Friday 12 November 2010

World ban on tobacco ingredients threatens livelihoods

The World Health Organisation's Framework Convention on Tobacco Control seeks to restrict global tobacco farming, and to ban certain ingredients used in blending tobacco. They meet in Uruguay next week, and this report from Zimbabwe explains how the country's economy will be hit.

A report from the Framework Alliance, an outlet supportive of the FCTC, explains that tobacco farming is really not in the interests of poor farmers (the link will also take you to the FCTC). It includes a report of the Uruguay president's resistance to 'pressure' from Philip Morris International on the issue of graphic warnings on packaging. The pressure that will be exerted on millions of farmers globally when their livelihoods are banned (as recommended by the Framework Alliance) is regarded as somehow benign by comparison.

I can't comment in detail on the agricultural economics of growing tobacco, but I can point out that it is not only tobacco companies that are opposed to the FCTC. The Framework Alliance claims that the FCTC, which includes 171 Parties, 'represents 89% of the world's population': it does not represent the farmers (link from Philippines):
In a statement, [International Tobacco Growers' Association] ITGA said that in spite of ringing the alarm bells, the ITGA’s request for 'a seat at the table' has been rejected by the WHO, who has allegedly considered farmers as 'interferences'.
'We are the people most affected by these guidelines', says Antonio Abrunhosa, CEO of the ITGA. 'Yet people with very limited understanding of how tobacco is grown are deciding on our fate at the throw of dice, without even consulting us.'
No doubt these worthy global governors believe they have done their homework: 'Articles 17 and 18 of the FCTC address economically sustainable alternatives to tobacco growing', says the Zimbabwe piece. The Framework Alliance gives the problem of economics a nod by saying 'tobacco farming does not alleviate poverty', but does not remark on the issue of how tobacco farmers should cope with a ban on their crop.

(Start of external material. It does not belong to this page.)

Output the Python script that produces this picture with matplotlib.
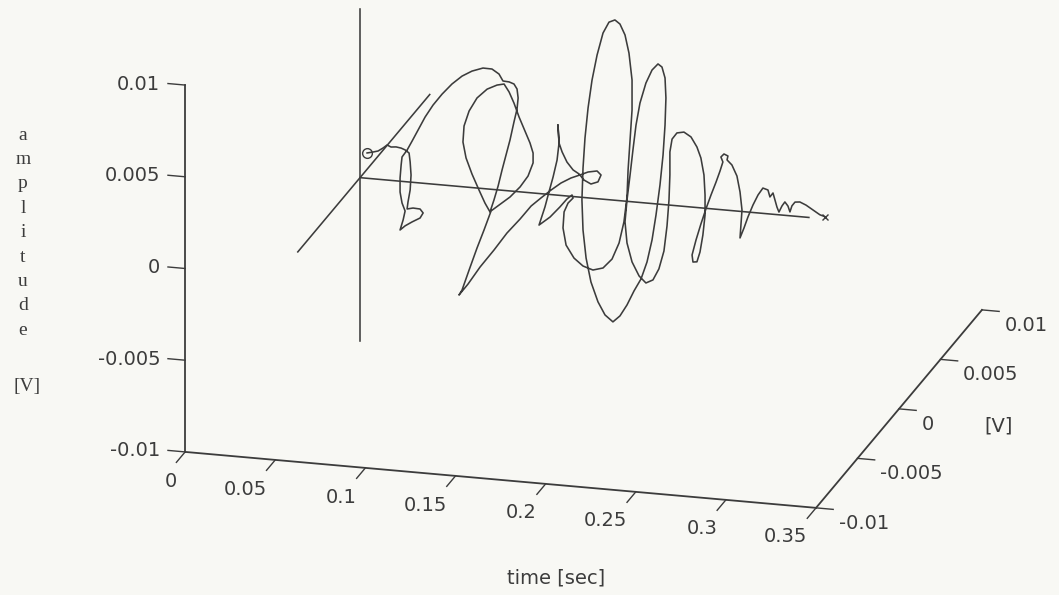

There are huge problems with this: for example the refusal to allow anyone who opposes the Convention's prohibitionist agenda to sit at the table, and a commitment to prohibition that far outstrips any concern for the livelihood of farmers, or realistic proposals to compensate them for what promises to be a devastating blow to their livelihoods. Of most concern of all is the global agenda of this juggernaut. In none of the stories do national politicians figure in this momentous issue of restricting a basic crop on which vast numbers rely.

Will national governments be expected to police bans imposed by WHO on agricultural produce? Just how expendable are these farmers' interests?